Шестов Л., Sola Fide - Только верою. II

II

Слова Антисфена и св. Терезы, затерявшиеся, в качестве сомнительных парадоксов среди бесчисленного количества других парадоксов как ни на что не нужные и мало стоющие, как нельзя более подходят к тому, чтобы открыть доступ в ту область, которую я хочу предложить вниманию читателя. Каков Сократ разумный, — это все знают, или думают, что знают. Разумным Сократом у нас принято измерять ценность всех явлений жизни. Ведь Платон, когда он назвал Диогена су­масшедшим Сократом, ни мало не сомневался в том, что этим своим приговором он лишает навсегда Диогена места в ареопаге вершающих судьбы человечества. Я бы сказал больше, — Платон не только хотел отнять у Диогена право быть судьей и вершать судьбы людей, он хотел этим своим приговором отвести Диогена даже в том случае, если бы Диоген претендовал не на роль законоучителя или судьи, а только на простую роль свидетеля. Диоген и свидетелем быть не может, ибо Сократ, сошедший с ума, уже больше не Сократ, даже не человек. Его можно из  нравственных   побуждений  не  лишать  жизни,  но

12

 

 

считаться с ним совершенно не приходится. Так говорил и думал древний грек, несмотря на то, что в древние времена еще прочно держалась мысль, что безумие имеет божественное происхож­дение. (1)  Современная же мысль усвоила убеждение Платона, как самоочевидную истину, не подлежащую ни доказательству, ни даже обсуждению. Если ее не всегда высказывают, то только потому, что она кажется слишком самоочевидной. Но, что без нее наша мысль не может сдвинуться с места, это все знают и никогда не забывают. Чтобы не ходить далеко за примером, я ука­жу только на двух историков — Гарнака и Ренана. Оба говорят: «нельзя безнаказанно пренебрегать здравым смыслом». (2) Они нигде этого не подчеркивают, не находят нужным даже выста­влять это положение, как «предпосылку» своего мышления.
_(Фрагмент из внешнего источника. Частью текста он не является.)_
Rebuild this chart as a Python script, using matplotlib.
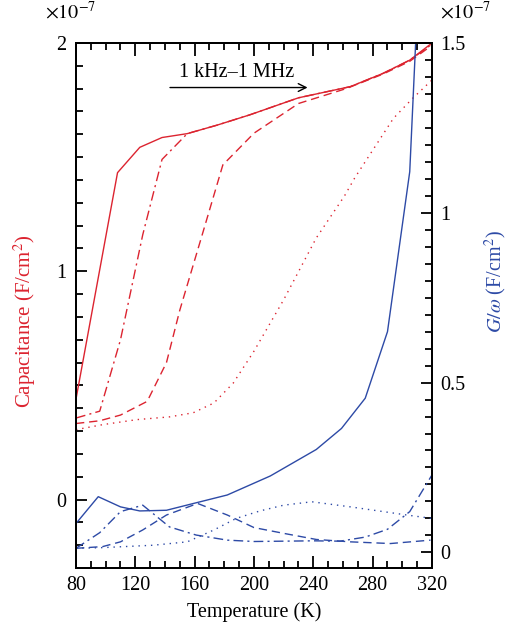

Но попробуйте лишить названных писателей этой предпосылки, и вся их огромная историко-философская работа потеряет под собой почву. Непосредственный опыт, конечно, на их стороне; пре­небрежительное отношение к здравому смыслу безусловно ни для кого не проходит безнаказанно. Но, точно ли необходимо во что бы то ни стало избегать наказания? Что, если Антисфен и св. Тереза правы? Что, если можно, если нужно сознательно пренебречь здравым смыслом и сознательно же понести нака­зание? Ведь от наказания не уйдет человек, как бы он ни из­ворачивался! За то, что человек появляется на свете, ему при­ходится тяжело расплачиваться: жизнь покупается ценой ужаса неизбежной смерти. Это можно забыть, но не знать этого нельзя. Еще Анаксимандр считал всякое индивидуальное существование незаконным, и эту незаконность все существа должны искупать гибелью; но ведь новые существа приняли и незаконность и ответственность за незаконность своего появления на свете. И большой вопрос, лучше ли было бы, если бы в виду грозившего наказания, в виду неизбежной смерти, все живое отказалось бы от безумия существования, следуя советам Гарнака и Ренана или указаниям здравого смысла.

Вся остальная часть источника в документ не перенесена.